YOUR GOAL:
Restate the data exactly as given and keep the pictures out.

━━━━

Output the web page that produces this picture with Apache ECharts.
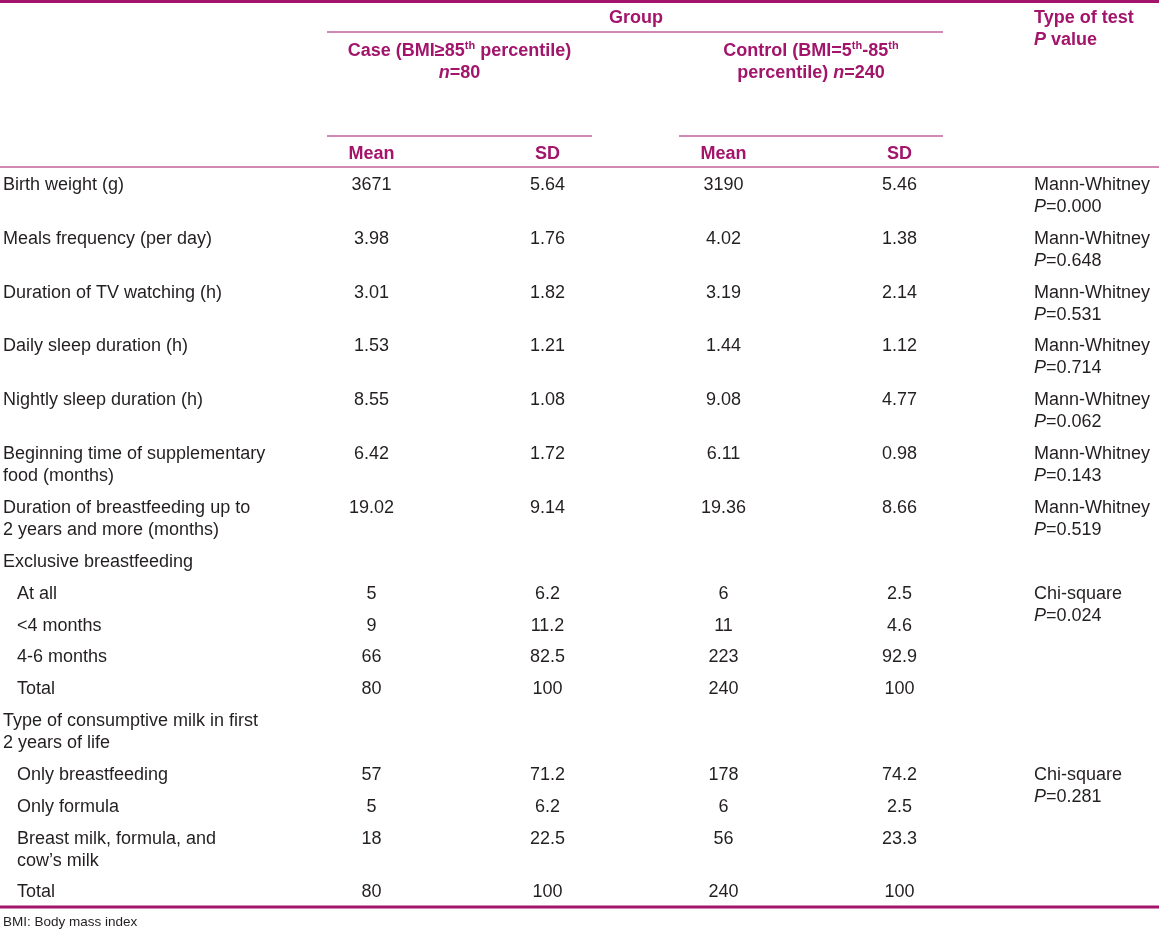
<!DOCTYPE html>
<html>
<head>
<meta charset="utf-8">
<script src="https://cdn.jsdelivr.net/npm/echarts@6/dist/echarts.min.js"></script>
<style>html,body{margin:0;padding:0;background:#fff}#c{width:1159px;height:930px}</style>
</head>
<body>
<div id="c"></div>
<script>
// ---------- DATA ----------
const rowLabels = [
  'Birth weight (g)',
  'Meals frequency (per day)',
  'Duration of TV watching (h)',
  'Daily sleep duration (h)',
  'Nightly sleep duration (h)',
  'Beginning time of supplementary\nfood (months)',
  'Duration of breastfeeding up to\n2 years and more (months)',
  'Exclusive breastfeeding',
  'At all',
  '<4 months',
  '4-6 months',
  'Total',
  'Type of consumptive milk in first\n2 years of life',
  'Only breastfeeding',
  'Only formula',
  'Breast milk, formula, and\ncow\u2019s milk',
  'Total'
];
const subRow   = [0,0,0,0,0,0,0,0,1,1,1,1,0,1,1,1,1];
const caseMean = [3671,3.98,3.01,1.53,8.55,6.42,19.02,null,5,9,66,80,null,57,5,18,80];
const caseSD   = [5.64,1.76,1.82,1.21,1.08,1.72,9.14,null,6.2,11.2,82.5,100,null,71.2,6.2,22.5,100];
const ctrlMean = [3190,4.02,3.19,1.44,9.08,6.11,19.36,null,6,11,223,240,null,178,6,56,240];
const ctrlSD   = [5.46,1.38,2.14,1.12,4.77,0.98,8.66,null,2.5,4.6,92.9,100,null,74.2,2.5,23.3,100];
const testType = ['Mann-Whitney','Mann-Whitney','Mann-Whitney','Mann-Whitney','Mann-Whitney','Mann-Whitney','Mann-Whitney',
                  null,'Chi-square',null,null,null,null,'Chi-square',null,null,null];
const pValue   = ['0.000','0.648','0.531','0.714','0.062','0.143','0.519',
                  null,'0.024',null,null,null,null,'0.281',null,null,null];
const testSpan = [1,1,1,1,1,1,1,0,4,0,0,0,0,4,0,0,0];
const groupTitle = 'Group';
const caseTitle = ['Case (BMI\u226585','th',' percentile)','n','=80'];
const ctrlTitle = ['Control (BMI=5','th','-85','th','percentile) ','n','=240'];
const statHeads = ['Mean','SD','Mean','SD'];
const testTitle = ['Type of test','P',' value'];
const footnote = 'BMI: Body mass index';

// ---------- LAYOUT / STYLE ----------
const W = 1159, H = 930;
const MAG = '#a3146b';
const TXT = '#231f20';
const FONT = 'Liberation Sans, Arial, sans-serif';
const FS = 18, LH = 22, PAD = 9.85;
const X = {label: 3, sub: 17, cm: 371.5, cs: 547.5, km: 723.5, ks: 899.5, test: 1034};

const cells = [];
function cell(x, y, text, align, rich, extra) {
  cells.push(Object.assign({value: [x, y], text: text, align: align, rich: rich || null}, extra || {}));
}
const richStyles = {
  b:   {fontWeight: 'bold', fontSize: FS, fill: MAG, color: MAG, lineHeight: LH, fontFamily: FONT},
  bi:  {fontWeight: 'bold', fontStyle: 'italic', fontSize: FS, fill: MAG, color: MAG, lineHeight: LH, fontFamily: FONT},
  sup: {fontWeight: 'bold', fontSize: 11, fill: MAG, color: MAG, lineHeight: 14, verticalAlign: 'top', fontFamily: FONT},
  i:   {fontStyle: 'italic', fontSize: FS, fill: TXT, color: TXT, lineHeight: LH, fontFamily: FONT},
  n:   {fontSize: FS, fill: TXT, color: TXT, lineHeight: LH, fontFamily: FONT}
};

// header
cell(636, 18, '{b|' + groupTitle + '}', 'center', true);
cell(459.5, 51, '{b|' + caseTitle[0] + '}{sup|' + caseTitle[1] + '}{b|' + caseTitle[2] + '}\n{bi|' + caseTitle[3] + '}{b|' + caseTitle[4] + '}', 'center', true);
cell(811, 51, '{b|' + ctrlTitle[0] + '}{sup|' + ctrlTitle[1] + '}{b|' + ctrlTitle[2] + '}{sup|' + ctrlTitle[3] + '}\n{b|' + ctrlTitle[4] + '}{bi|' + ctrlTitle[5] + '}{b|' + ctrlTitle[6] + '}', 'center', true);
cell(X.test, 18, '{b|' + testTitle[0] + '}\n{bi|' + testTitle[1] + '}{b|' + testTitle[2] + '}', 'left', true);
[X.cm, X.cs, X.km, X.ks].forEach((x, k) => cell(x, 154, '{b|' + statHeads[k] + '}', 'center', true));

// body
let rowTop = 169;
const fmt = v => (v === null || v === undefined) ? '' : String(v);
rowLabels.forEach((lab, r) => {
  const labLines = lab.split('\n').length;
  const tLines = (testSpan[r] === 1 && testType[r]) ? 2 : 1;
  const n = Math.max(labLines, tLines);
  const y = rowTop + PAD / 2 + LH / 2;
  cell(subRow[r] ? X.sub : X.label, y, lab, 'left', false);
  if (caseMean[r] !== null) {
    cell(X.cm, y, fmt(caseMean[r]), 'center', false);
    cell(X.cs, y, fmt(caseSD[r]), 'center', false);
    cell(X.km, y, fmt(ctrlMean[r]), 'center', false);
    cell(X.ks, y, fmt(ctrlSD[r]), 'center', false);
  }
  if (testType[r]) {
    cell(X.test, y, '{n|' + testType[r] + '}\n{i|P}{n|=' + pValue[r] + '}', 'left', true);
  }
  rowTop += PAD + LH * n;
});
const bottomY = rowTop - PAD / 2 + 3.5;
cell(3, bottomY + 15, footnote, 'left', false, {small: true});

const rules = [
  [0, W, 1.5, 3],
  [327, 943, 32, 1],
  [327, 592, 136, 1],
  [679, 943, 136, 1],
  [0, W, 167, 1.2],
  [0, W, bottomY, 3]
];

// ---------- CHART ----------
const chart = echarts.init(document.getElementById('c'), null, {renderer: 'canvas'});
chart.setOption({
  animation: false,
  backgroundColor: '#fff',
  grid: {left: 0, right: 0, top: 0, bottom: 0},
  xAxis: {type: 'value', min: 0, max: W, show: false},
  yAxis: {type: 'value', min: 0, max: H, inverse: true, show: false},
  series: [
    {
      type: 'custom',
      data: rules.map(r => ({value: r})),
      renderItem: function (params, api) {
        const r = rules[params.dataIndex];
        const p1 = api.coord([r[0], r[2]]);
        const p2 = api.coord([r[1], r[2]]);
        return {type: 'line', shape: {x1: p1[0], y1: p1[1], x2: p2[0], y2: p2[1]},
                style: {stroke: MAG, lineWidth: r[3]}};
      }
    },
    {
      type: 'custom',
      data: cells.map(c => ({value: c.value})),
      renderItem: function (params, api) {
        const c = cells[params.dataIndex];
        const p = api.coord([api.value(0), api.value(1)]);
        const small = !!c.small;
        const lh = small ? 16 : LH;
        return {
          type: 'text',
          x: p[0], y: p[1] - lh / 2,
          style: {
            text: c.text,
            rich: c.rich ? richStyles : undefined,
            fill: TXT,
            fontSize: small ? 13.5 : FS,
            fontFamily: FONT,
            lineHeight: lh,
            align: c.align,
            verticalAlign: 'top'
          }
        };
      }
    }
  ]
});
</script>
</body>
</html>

━━━━

TASK ANSWER:
Output the web page that produces this picture with Apache ECharts.
<!DOCTYPE html>
<html>
<head>
<meta charset="utf-8">
<script src="https://cdn.jsdelivr.net/npm/echarts@6/dist/echarts.min.js"></script>
<style>html,body{margin:0;padding:0;background:#fff}#c{width:1159px;height:930px}</style>
</head>
<body>
<div id="c"></div>
<script>
// ---------- DATA ----------
const rowLabels = [
  'Birth weight (g)',
  'Meals frequency (per day)',
  'Duration of TV watching (h)',
  'Daily sleep duration (h)',
  'Nightly sleep duration (h)',
  'Beginning time of supplementary\nfood (months)',
  'Duration of breastfeeding up to\n2 years and more (months)',
  'Exclusive breastfeeding',
  'At all',
  '<4 months',
  '4-6 months',
  'Total',
  'Type of consumptive milk in first\n2 years of life',
  'Only breastfeeding',
  'Only formula',
  'Breast milk, formula, and\ncow\u2019s milk',
  'Total'
];
const subRow   = [0,0,0,0,0,0,0,0,1,1,1,1,0,1,1,1,1];
const caseMean = [3671,3.98,3.01,1.53,8.55,6.42,19.02,null,5,9,66,80,null,57,5,18,80];
const caseSD   = [5.64,1.76,1.82,1.21,1.08,1.72,9.14,null,6.2,11.2,82.5,100,null,71.2,6.2,22.5,100];
const ctrlMean = [3190,4.02,3.19,1.44,9.08,6.11,19.36,null,6,11,223,240,null,178,6,56,240];
const ctrlSD   = [5.46,1.38,2.14,1.12,4.77,0.98,8.66,null,2.5,4.6,92.9,100,null,74.2,2.5,23.3,100];
const testType = ['Mann-Whitney','Mann-Whitney','Mann-Whitney','Mann-Whitney','Mann-Whitney','Mann-Whitney','Mann-Whitney',
                  null,'Chi-square',null,null,null,null,'Chi-square',null,null,null];
const pValue   = ['0.000','0.648','0.531','0.714','0.062','0.143','0.519',
                  null,'0.024',null,null,null,null,'0.281',null,null,null];
const testSpan = [1,1,1,1,1,1,1,0,4,0,0,0,0,4,0,0,0];
const groupTitle = 'Group';
const caseTitle = ['Case (BMI\u226585','th',' percentile)','n','=80'];
const ctrlTitle = ['Control (BMI=5','th','-85','th','percentile) ','n','=240'];
const statHeads = ['Mean','SD','Mean','SD'];
const testTitle = ['Type of test','P',' value'];
const footnote = 'BMI: Body mass index';

// ---------- LAYOUT / STYLE ----------
const W = 1159, H = 930;
const MAG = '#a3146b';
const TXT = '#231f20';
const FONT = 'Liberation Sans, Arial, sans-serif';
const FS = 18, LH = 22, PAD = 9.85;
const X = {label: 3, sub: 17, cm: 371.5, cs: 547.5, km: 723.5, ks: 899.5, test: 1034};

const cells = [];
function cell(x, y, text, align, rich, extra) {
  cells.push(Object.assign({value: [x, y], text: text, align: align, rich: rich || null}, extra || {}));
}
const richStyles = {
  b:   {fontWeight: 'bold', fontSize: FS, fill: MAG, color: MAG, lineHeight: LH, fontFamily: FONT},
  bi:  {fontWeight: 'bold', fontStyle: 'italic', fontSize: FS, fill: MAG, color: MAG, lineHeight: LH, fontFamily: FONT},
  sup: {fontWeight: 'bold', fontSize: 11, fill: MAG, color: MAG, lineHeight: 14, verticalAlign: 'top', fontFamily: FONT},
  i:   {fontStyle: 'italic', fontSize: FS, fill: TXT, color: TXT, lineHeight: LH, fontFamily: FONT},
  n:   {fontSize: FS, fill: TXT, color: TXT, lineHeight: LH, fontFamily: FONT}
};

// header
cell(636, 18, '{b|' + groupTitle + '}', 'center', true);
cell(459.5, 51, '{b|' + caseTitle[0] + '}{sup|' + caseTitle[1] + '}{b|' + caseTitle[2] + '}\n{bi|' + caseTitle[3] + '}{b|' + caseTitle[4] + '}', 'center', true);
cell(811, 51, '{b|' + ctrlTitle[0] + '}{sup|' + ctrlTitle[1] + '}{b|' + ctrlTitle[2] + '}{sup|' + ctrlTitle[3] + '}\n{b|' + ctrlTitle[4] + '}{bi|' + ctrlTitle[5] + '}{b|' + ctrlTitle[6] + '}', 'center', true);
cell(X.test, 18, '{b|' + testTitle[0] + '}\n{bi|' + testTitle[1] + '}{b|' + testTitle[2] + '}', 'left', true);
[X.cm, X.cs, X.km, X.ks].forEach((x, k) => cell(x, 154, '{b|' + statHeads[k] + '}', 'center', true));

// body
let rowTop = 169;
const fmt = v => (v === null || v === undefined) ? '' : String(v);
rowLabels.forEach((lab, r) => {
  const labLines = lab.split('\n').length;
  const tLines = (testSpan[r] === 1 && testType[r]) ? 2 : 1;
  const n = Math.max(labLines, tLines);
  const y = rowTop + PAD / 2 + LH / 2;
  cell(subRow[r] ? X.sub : X.label, y, lab, 'left', false);
  if (caseMean[r] !== null) {
    cell(X.cm, y, fmt(caseMean[r]), 'center', false);
    cell(X.cs, y, fmt(caseSD[r]), 'center', false);
    cell(X.km, y, fmt(ctrlMean[r]), 'center', false);
    cell(X.ks, y, fmt(ctrlSD[r]), 'center', false);
  }
  if (testType[r]) {
    cell(X.test, y, '{n|' + testType[r] + '}\n{i|P}{n|=' + pValue[r] + '}', 'left', true);
  }
  rowTop += PAD + LH * n;
});
const bottomY = rowTop - PAD / 2 + 3.5;
cell(3, bottomY + 15, footnote, 'left', false, {small: true});

const rules = [
  [0, W, 1.5, 3],
  [327, 943, 32, 1],
  [327, 592, 136, 1],
  [679, 943, 136, 1],
  [0, W, 167, 1.2],
  [0, W, bottomY, 3]
];

// ---------- CHART ----------
const chart = echarts.init(document.getElementById('c'), null, {renderer: 'canvas'});
chart.setOption({
  animation: false,
  backgroundColor: '#fff',
  grid: {left: 0, right: 0, top: 0, bottom: 0},
  xAxis: {type: 'value', min: 0, max: W, show: false},
  yAxis: {type: 'value', min: 0, max: H, inverse: true, show: false},
  series: [
    {
      type: 'custom',
      data: rules.map(r => ({value: r})),
      renderItem: function (params, api) {
        const r = rules[params.dataIndex];
        const p1 = api.coord([r[0], r[2]]);
        const p2 = api.coord([r[1], r[2]]);
        return {type: 'line', shape: {x1: p1[0], y1: p1[1], x2: p2[0], y2: p2[1]},
                style: {stroke: MAG, lineWidth: r[3]}};
      }
    },
    {
      type: 'custom',
      data: cells.map(c => ({value: c.value})),
      renderItem: function (params, api) {
        const c = cells[params.dataIndex];
        const p = api.coord([api.value(0), api.value(1)]);
        const small = !!c.small;
        const lh = small ? 16 : LH;
        return {
          type: 'text',
          x: p[0], y: p[1] - lh / 2,
          style: {
            text: c.text,
            rich: c.rich ? richStyles : undefined,
            fill: TXT,
            fontSize: small ? 13.5 : FS,
            fontFamily: FONT,
            lineHeight: lh,
            align: c.align,
            verticalAlign: 'top'
          }
        };
      }
    }
  ]
});
</script>
</body>
</html>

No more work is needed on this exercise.